夜色沉沉。
浮山县城汇宾楼三楼的一间豪华包房内,几个人正围桌而坐。
烟雾缭绕。
桌上杯盘狼藉。
桌子底下,七八个空茅台酒瓶横七竖八地躺倒着。
恒力建设公司总经理周浩南已喝得脸红脖子粗,一说话舌头都开始打结了。
“他,沈沈文强算算个什么东西!不,不就是一个小小的县长吗?竟竟敢卡着老子的钱不给!再再他妈不听话,老老子废了丫的”
“嗯就是!”苟永强嘴里叼着烟,口眼歪斜,“他一个外来户,能待几天,还不是说滚蛋就滚蛋!”
刁德义斜靠在椅背上,眯起眼看了看苟永强,把目光转向庄永年。
庄永年红光满面。
他拿起一根牙签,慢条斯理地剔完牙,伸出五指,轻轻梳理着稀疏的头发,抬起头:
“周总,我看这事不能急,毕竟有白纸黑字的合同摆在那儿。期限不到,你不能说要回就要回,除非沈文强签字同意”
聂小天摇摇头:“我上午见过沈文强了,无论怎么讲,他都不同意,还说工程存在严重的质量问题”
“什什么他妈的质量问题?”周浩南嘴里喷着酒气,“只要大坝不塌,就就是没问题”
刁德义皱皱眉:
“周总,桃花村水库大坝建成后,的确出现过不少问题,有些还比较严重。好在当时都及时做了加固、重修,才没酿成大祸。”
“呵,那就是了。

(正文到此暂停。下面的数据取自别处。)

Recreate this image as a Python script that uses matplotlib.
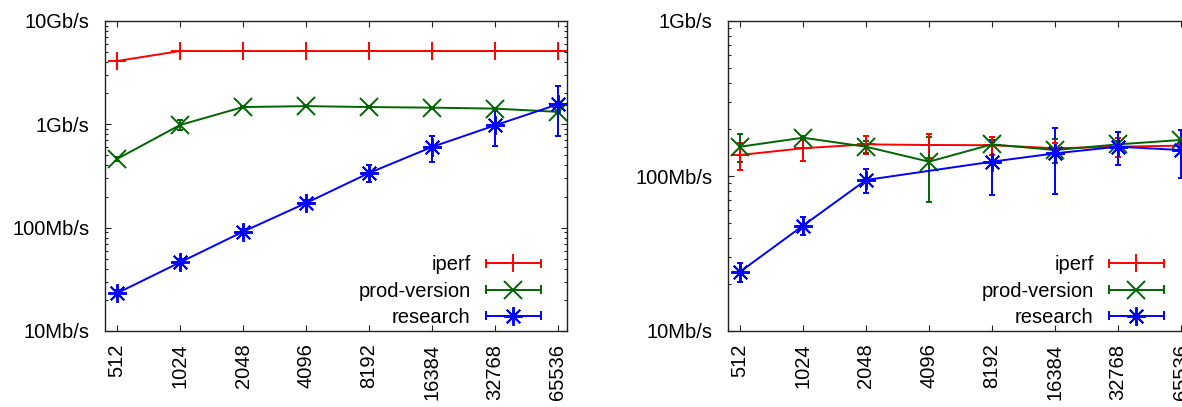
import matplotlib
matplotlib.use("Agg")
import matplotlib.pyplot as plt
from matplotlib.lines import Line2D
from matplotlib.legend_handler import HandlerBase
from matplotlib.ticker import FixedLocator, LogLocator, NullFormatter
import numpy as np

plt.rcParams['font.family'] = ['Liberation Sans', 'DejaVu Sans']

# Message sizes (bytes) on the x axis
sizes = ["512", "1024", "2048", "4096", "8192", "16384", "32768", "65536"]

# Throughput in Mb/s, left panel
left_iperf = [4100, 5120, 5120, 5120, 5120, 5120, 5120, 5120]
left_iperf_err = [40, 40, 40, 40, 40, 40, 40, 40]
left_prod = [462, 985, 1470, 1500, 1470, 1450, 1420, 1320]
left_prod_err = [20, 110, 40, 30, 30, 30, 30, 30]
left_research = [23.2, 46.2, 91.4, 173, 338, 604, 977, 1563]
left_research_err = [1.5, 3, 6, 12, 62, 170, 360, 800]

# Throughput in Mb/s, right panel
right_iperf = [136.6, 151, 160, 158.5, 158, 151, 154.5, 157]
right_iperf_err = [27, 26, 22, 27, 21, 13, 22, 5]
right_prod = [154.5, 176.6, 154.5, 123.7, 160, 147, 160, 170.8]
right_prod_err = [32, 5, 14, 56, 5, 25, 8, 5]
right_research_sizes = ["512", "1024", "2048", "8192", "16384", "32768", "65536"]
right_research = [24.1, 47.8, 94.2, 123.7, 140, 154.5, 147]
right_research_err = [3.3, 6.4, 17, 48, 64, 37, 50]

series_names = ["iperf", "prod-version", "research"]
colors = ["#ff0000", "#006400", "#0000ff"]
markers = ["+", "x", (8, 2, 0)]
msizes = [13, 12.5, 13.5]

left_labels = ["10Mb/s", "100Mb/s", "1Gb/s", "10Gb/s"]
left_ticks = [10, 100, 1000, 10000]
right_labels = ["10Mb/s", "100Mb/s", "1Gb/s"]
right_ticks = [10, 100, 1000]

FS = 14.5


class CapLineHandler(HandlerBase):
    """Legend key: horizontal bar with end caps and the marker in the middle."""

    def __init__(self, color, marker, ms, **kw):
        super().__init__(**kw)
        self.color = color
        self.marker = marker
        self.ms = ms

    def create_artists(self, legend, orig_handle, xdescent, ydescent,
                       width, height, fontsize, trans):
        y = height / 2 - ydescent
        x0 = -xdescent
        x1 = -xdescent + width
        cap = 2.5
        arts = [
            Line2D([x0, x1], [y, y], color=self.color, lw=1.4),
            Line2D([x0, x0], [y - cap, y + cap], color=self.color, lw=1.4),
            Line2D([x1, x1], [y - cap, y + cap], color=self.color, lw=1.4),
            Line2D([(x0 + x1) / 2], [y], color=self.color, marker=self.marker,
                   ms=self.ms, mew=1.4, ls="none"),
        ]
        for a in arts:
            a.set_transform(trans)
        return arts


fig = plt.figure(figsize=(11.82, 4.07), dpi=100)
W, H = 1182.0, 407.0
ax_l = fig.add_axes([105 / W, (H - 331) / H, 462 / W, 310 / H])
ax_r = fig.add_axes([728 / W, (H - 331) / H, 462 / W, 310 / H])

xpos = {s: i for i, s in enumerate(sizes)}


def draw_panel(ax, data, ylim, yticks, ylabels):
    handles = []
    for (xs, vals, errs), name, c, m, ms in zip(data, series_names, colors,
                                                 markers, msizes):
        x = [xpos[s] for s in xs]
        ax.errorbar(x, vals, yerr=errs, color=c, lw=1.4, elinewidth=1.4,
                    capsize=2.5, capthick=1.4, marker=m, ms=ms, mew=1.4,
                    label=name, clip_on=False)
        handles.append(Line2D([], [], color=c, label=name))
    ax.set_yscale("log")
    ax.set_ylim(*ylim)
    ax.set_xlim(-12 / 63, 7 + 9 / 63)
    ax.set_xticks(range(len(sizes)))
    ax.set_xticklabels(sizes, rotation=90, fontsize=FS)
    ax.yaxis.set_major_locator(FixedLocator(yticks))
    ax.set_yticklabels(ylabels, fontsize=FS)
    ax.yaxis.set_minor_locator(LogLocator(base=10, subs=np.arange(2, 10)))
    ax.yaxis.set_minor_formatter(NullFormatter())
    ax.tick_params(axis="both", which="major", direction="in", length=4,
                   width=0.8, top=True, right=True, color="#222222")
    ax.tick_params(axis="y", which="minor", direction="in", length=2.5,
                   width=0.8, right=True, color="#222222")
    ax.tick_params(axis="x", pad=9)
    ax.tick_params(axis="y", pad=11)
    for sp in ax.spines.values():
        sp.set_linewidth(1.0)
        sp.set_color("#222222")
    hmap = {h: CapLineHandler(c, m, ms) for h, c, m, ms in
            zip(handles, colors, markers, msizes)}
    ax.legend(handles=handles, handler_map=hmap, loc="lower right",
              bbox_to_anchor=(1 - 26 / 462, 4 / 310), borderpad=0,
              borderaxespad=0, frameon=False, markerfirst=False,
              fontsize=FS, handlelength=2.75, handletextpad=0.75,
              labelspacing=0.36)


draw_panel(ax_l,
           [(sizes, left_iperf, left_iperf_err),
            (sizes, left_prod, left_prod_err),
            (sizes, left_research, left_research_err)],
           (10, 10000), left_ticks, left_labels)
draw_panel(ax_r,
           [(sizes, right_iperf, right_iperf_err),
            (sizes, right_prod, right_prod_err),
            (right_research_sizes, right_research, right_research_err)],
           (10, 1000), right_ticks, right_labels)

fig.savefig("out.png", dpi=100)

反正大坝没事,你们怕什么?之前说调查调查的,不也没事吗?”周浩南很不屑。
刁德义偷偷看了看庄永年,心中暗说:怎么过关的,别人不知道,你姓周的还不清楚?还不都是靠上面的关系和人民币摆平的。
可这话,他没法对周浩南说,只好笑了笑:“周总,不过有些事情,你还是应该考虑一下”
“嗯?”周浩南红着眼,看向刁德义。
“实话讲,这几年县里一直有人上访、举报,反映恒力公司拖欠施工人工程款和供应商货款,还有参加施工的农民工致癌的事件,都很棘手”
“哎,不就是几个乡下泥腿子闲着没事,瞎闹腾吗?放心,出不了乱子!”周浩南说,“我用的材料绝对没问题,有省里权威机构出具的检测报告。至于拖欠工程款和货款,也不能怪我”
刁德义心里直嘀咕:你欠人家钱不给,不怪你,那怪谁?还能怪政府不成?
不料,周浩南果然语出惊人:“这都怪你们浮山县政府”
怪县政府?!几个人一起把目光看向周浩南。
“你们扣着我的钱不给我,我怎么再给人家?”
刁德义没脾气了。
按照当初签订的合同,施工企业必须在开工前足额缴纳工程质量保证金。可恒力公司不仅没有事先缴纳,就连后来的这笔保证金都是以拨付的工程款直接抵扣的。
“你们把钱给我要回啊。要不回来,我拿什么给人家啊?”
周浩南说完,有些生气地瞟着刁德义的脸。
“周少,我看你还是先把拖欠的工程款付了,还有农民工致癌的事,虽说你有省里的检测报告,可这事一时半会摘不清楚,告状的都到了省里了”聂小天说道。
“聂处,我手里没一分钱啊。”周浩南摊开手,“要是有钱,我还能不给?”
看着聂小天探询的眼光,周浩南又说:
“你又不是不知道,我的钱都压在省城的几个房地产项目上了,手上哪有多余的现金?我还等着把这笔钱要回去,应应急呢。”